All over the tiny isle, but heavily concentrated within London, seemingly unglamorous fried chicken shops have been playing host to masses, providing a setting for social interaction to a younger generation just as the pubs do for their elders. With names ranging from the likes of chains ala Chicken Cottage and Morley’s to shops christened with any combination of three letters providing that ‘FC’ is the latter two, they provide both budget snacks and to an extent, pillars in communities.

This is despite that less than a decade ago, politician David Lammy, MP for Tottenham in North London, claimed that such outlets were symbols of poverty and a lack of ambition within inner-cities.

MP Lammy said; “When I walk down Seven Sisters Road [in London’s Tottenham], I don’t see dozens of distinctive restaurants or boutiques showcasing the best our community has to offer. Instead, I see an endless stream of burger bars and fried-chicken shops, flogging cheap calories to the school kids and office workers.”

It’s a controversial viewpoint, especially considering the popularity of such fast-food restaurants, but in an area so rich in multiculturalism and its potential of flavours as London, you can see his point.

Nine years on from those comments, though, the ‘chicken shop culture’ has come to the fore in the mainstream, no thanks to original thinking creatives like Elijah Quashie (The Chicken Connoisseur), Amelia Dimoldenberg (Chicken Shop Date) and the irrepressible power of social media and Youtube. The former, a mysteriously ageless North Londoner, has been capturing international attention online for his honest, humorous and critical approach to fried chicken.

Elijah and friends started what has become one of the most popular series in our public sphere today over a year ago, filming the extremely likeable frontman of the operation as he orders, eats and reviews individual chicken shops in London. A humble idea with a noble aim – to improve the standard of eateries in his city and let his fellow man know where to hit up for deep-fried, well seasoned, fairly priced goodness.

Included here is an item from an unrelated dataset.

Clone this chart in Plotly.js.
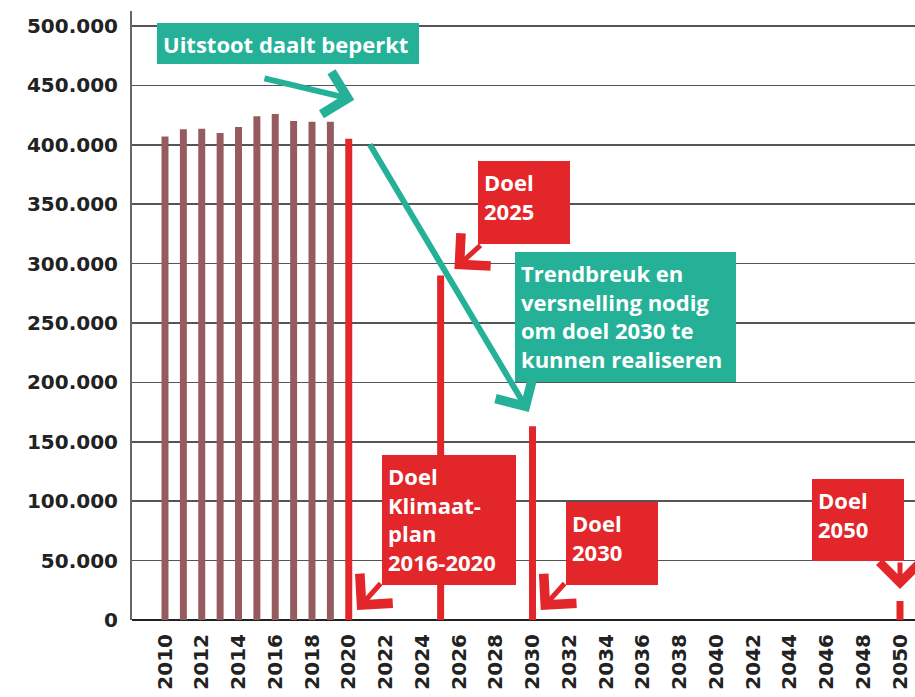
<!DOCTYPE html>
<html><head><meta charset="utf-8">
<script src="https://cdn.plot.ly/plotly-3.0.1.min.js"></script>
<style>html,body{margin:0;padding:0;background:#fff}</style>
</head><body>
<div id="chart" style="width:915px;height:697px"></div>
<script>
// Historical emissions (brown bars)
const historyYears = [2010, 2011, 2012, 2013, 2014, 2015, 2016, 2017, 2018, 2019];
const historyValues = [407000, 413000, 413500, 410000, 415000, 424000, 426000, 420000, 419500, 419500];
// Targets (red bars)
const targetYears = [2020, 2025, 2030, 2050];
const targetValues = [405000, 290000, 163000, 16000];
// Axis ticks
const xTickVals = [2010, 2012, 2014, 2016, 2018, 2020, 2022, 2024, 2026, 2028, 2030, 2032, 2034, 2036, 2038, 2040, 2042, 2044, 2046, 2048, 2050];
const yTickVals = [0, 50000, 100000, 150000, 200000, 250000, 300000, 350000, 400000, 450000, 500000];

const BROWN = '#965b5f', RED = '#e3262a', TEAL = '#24b197';
const annFont = {family: 'Open Sans', size: 22, weight: 700, color: '#ffffff'};

const traces = [
  {type: 'bar', x: historyYears, y: historyValues, width: 0.38, marker: {color: BROWN}, hoverinfo: 'skip'},
  {type: 'bar', x: targetYears, y: targetValues, width: 0.38, marker: {color: RED}, hoverinfo: 'skip'}
];

function box(text, x, y, w, h, color, valign) {
  return {text: text, x: x, y: y, xref: 'x', yref: 'y', xanchor: 'left', yanchor: 'top',
    showarrow: false, width: w, height: h, bgcolor: color, borderpad: 6, borderwidth: 0,
    align: 'left', valign: valign || 'top', font: annFont};
}
function arrow(x, y, ax, ay, color, w, size) {
  return {text: '', x: x, y: y, ax: ax, ay: ay, xref: 'x', yref: 'y', axref: 'x', ayref: 'y',
    showarrow: true, arrowhead: 4, arrowsize: size, arrowwidth: w, arrowcolor: color, standoff: 0};
}

const annotations = [
  box('Uitstoot daalt beperkt', 2009.565, 502500, 250, 29, TEAL, 'middle'),
  box('Doel<br>2025', 2027.034, 386400, 80, 71, RED),
  box('Trendbreuk en<br>versnelling nodig<br>om doel 2030 te<br>kunnen realiseren', 2029.048, 309800, 209, 118, TEAL),
  box('Doel<br>Klimaat-<br>plan<br>2016-2020', 2021.81, 138900, 122, 118, RED),
  box('Doel<br>2030', 2031.823, 99300, 80, 71, RED),
  box('Doel<br>2050', 2045.211, 118700, 80, 70, RED),
  arrow(2020.3, 438000, 2015.33, 456200, TEAL, 6, 1.4),
  arrow(2029.8, 175000, 2021.10, 401500, TEAL, 6, 1.4),
  arrow(2020.45, 8500, 2021.81, 32000, RED, 5, 1.7),
  arrow(2025.75, 295500, 2027.25, 316500, RED, 5, 1.7),
  arrow(2030.45, 8500, 2031.82, 32000, RED, 5, 1.7),
  arrow(2050.0, 26000, 2050.0, 49700, RED, 5, 1.6)
];

const layout = {
  width: 915, height: 697,
  margin: {l: 132, r: 0, t: 11, b: 77},
  paper_bgcolor: '#fff', plot_bgcolor: '#fff',
  showlegend: false, barmode: 'overlay',
  separators: ',.',
  font: {family: 'DejaVu Sans', color: '#222'},
  xaxis: {range: [2008.204, 2050.816], tickvals: xTickVals, tickangle: -90, ticks: '',
    showgrid: false, zeroline: false, showline: false, fixedrange: true,
    tickfont: {family: 'DejaVu Sans', size: 20, weight: 700, color: '#222'}, ticklabelstandoff: 9},
  yaxis: {range: [0, 512626], tickvals: yTickVals, tickformat: ',d', ticks: '',
    showgrid: true, gridcolor: '#555', gridwidth: 1.5,
    showline: true, linecolor: '#666', linewidth: 2,
    zeroline: true, zerolinecolor: '#222', zerolinewidth: 2, fixedrange: true,
    tickfont: {family: 'DejaVu Sans', size: 20, weight: 700, color: '#222'}, ticklabelstandoff: 8},
  annotations: annotations
};

Plotly.newPlot('chart', traces, layout, {displayModeBar: false, staticPlot: true});
</script>
</body></html>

Amelia Dimoldenberg, however, has been steadily and regularly capturing viewers online for around five minutes at a time, as she arranges date-cum-interviews with willing guests and potential romances. She has shared a table decorated with salt, pepper and ketchup with an array of rappers, actors and comedians, deservedly attracting an audience with her funny and frequently awkward videos. The latest guest on Chicken Shop Date illustrated the power of this surgent trend perfectly – The Chicken Connoisseur, himself.

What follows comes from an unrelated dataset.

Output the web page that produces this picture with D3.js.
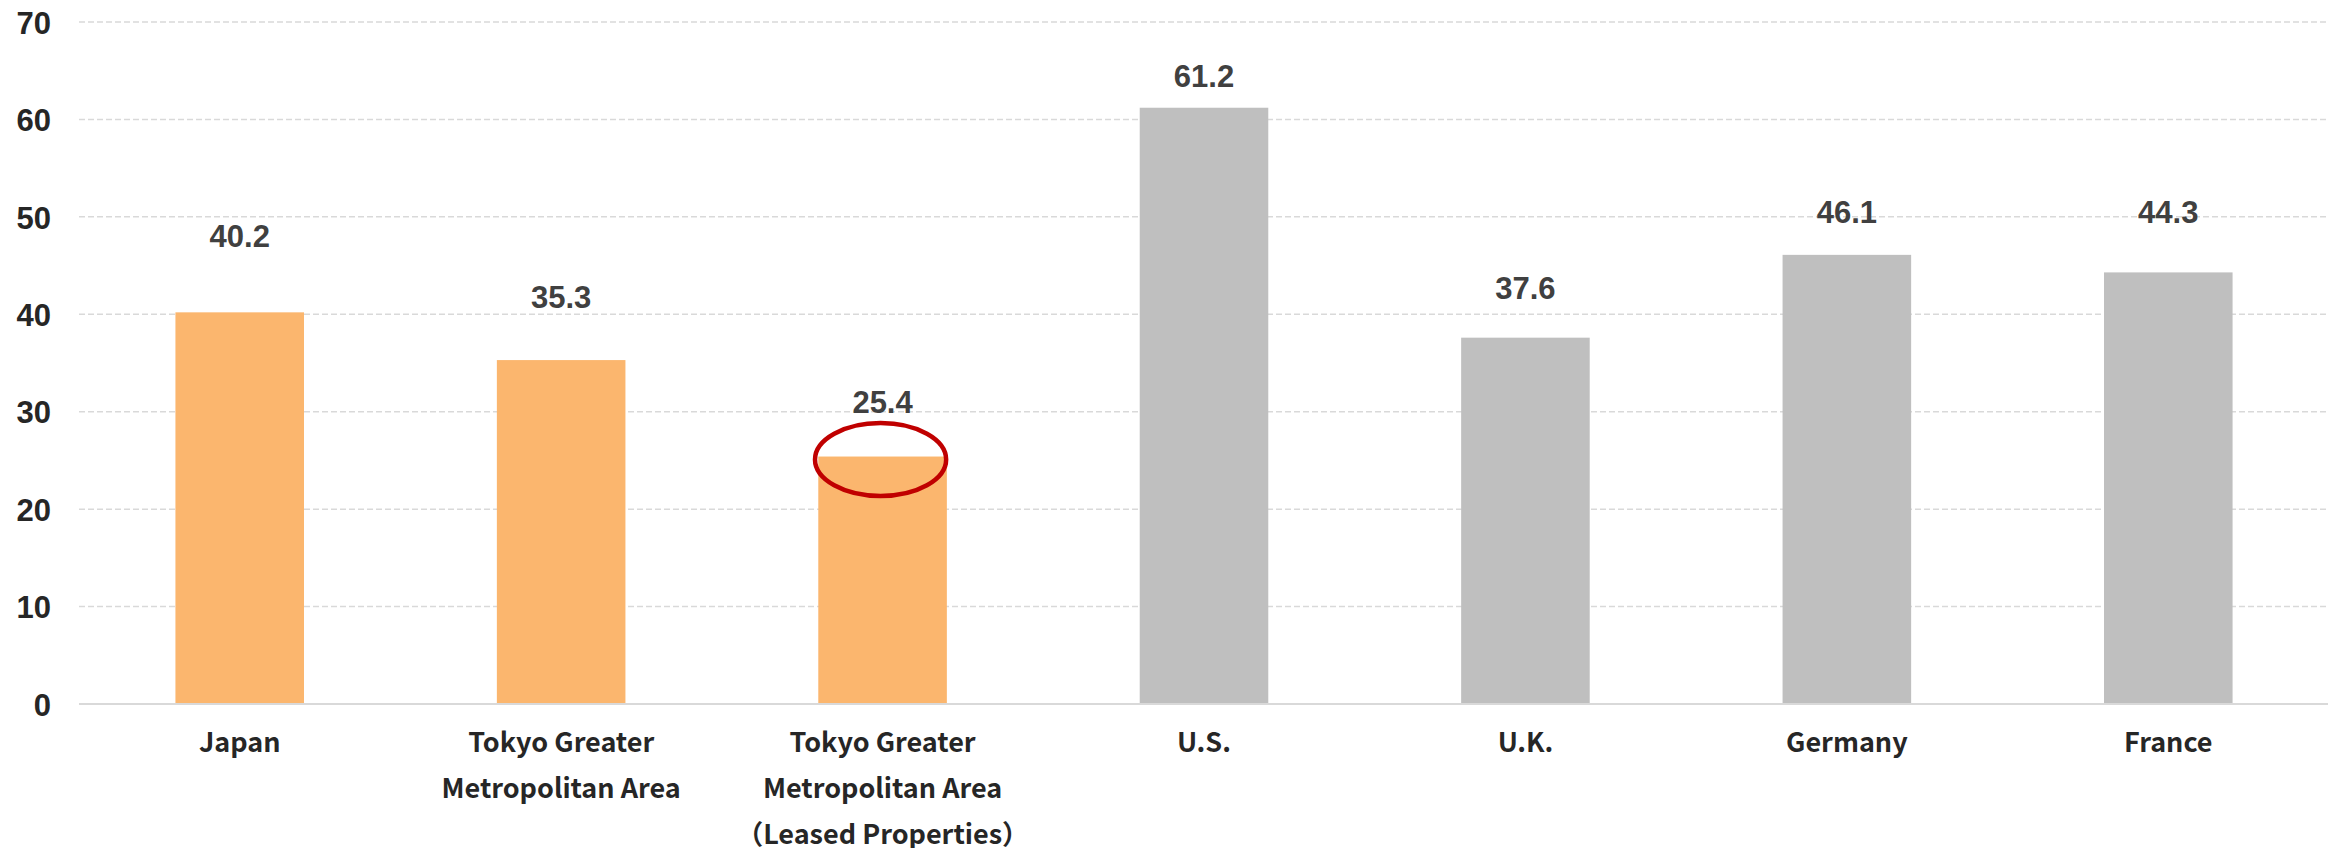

The date may not have gone well for Amelia, but for the owners of London’s neon-illuminated chicken shops, the attention the duo have gained has brought new customers into the stores. A new wave of Vice-reading, YouTube watching, Uni-types with a hankering for fried chicken are pushing through the self-shutting doors and waiting in the resulting queue before ordering “2 wings, a fillet burger and a can of Mirinda, please mate.”

Whilst it’s true that British cuisine has far more to offer than cheap poultry, seasoned and deep-fried in often hygienically challenged ‘restaurants,’ these YouTube giants of the chicken industry have brought this sub-culture culinary into the mainstream. So much so that these institutions – more often than not kept running over by charming, enterprising immigrants – are becoming staples of British culture in their own right. That in itself, regardless of what members of parliament say, is a wonderful, well-seasoned and succulent thing to behold.

By Greg Stanley, UK Editor and Vice-reading, Youtube watching, Uni-type.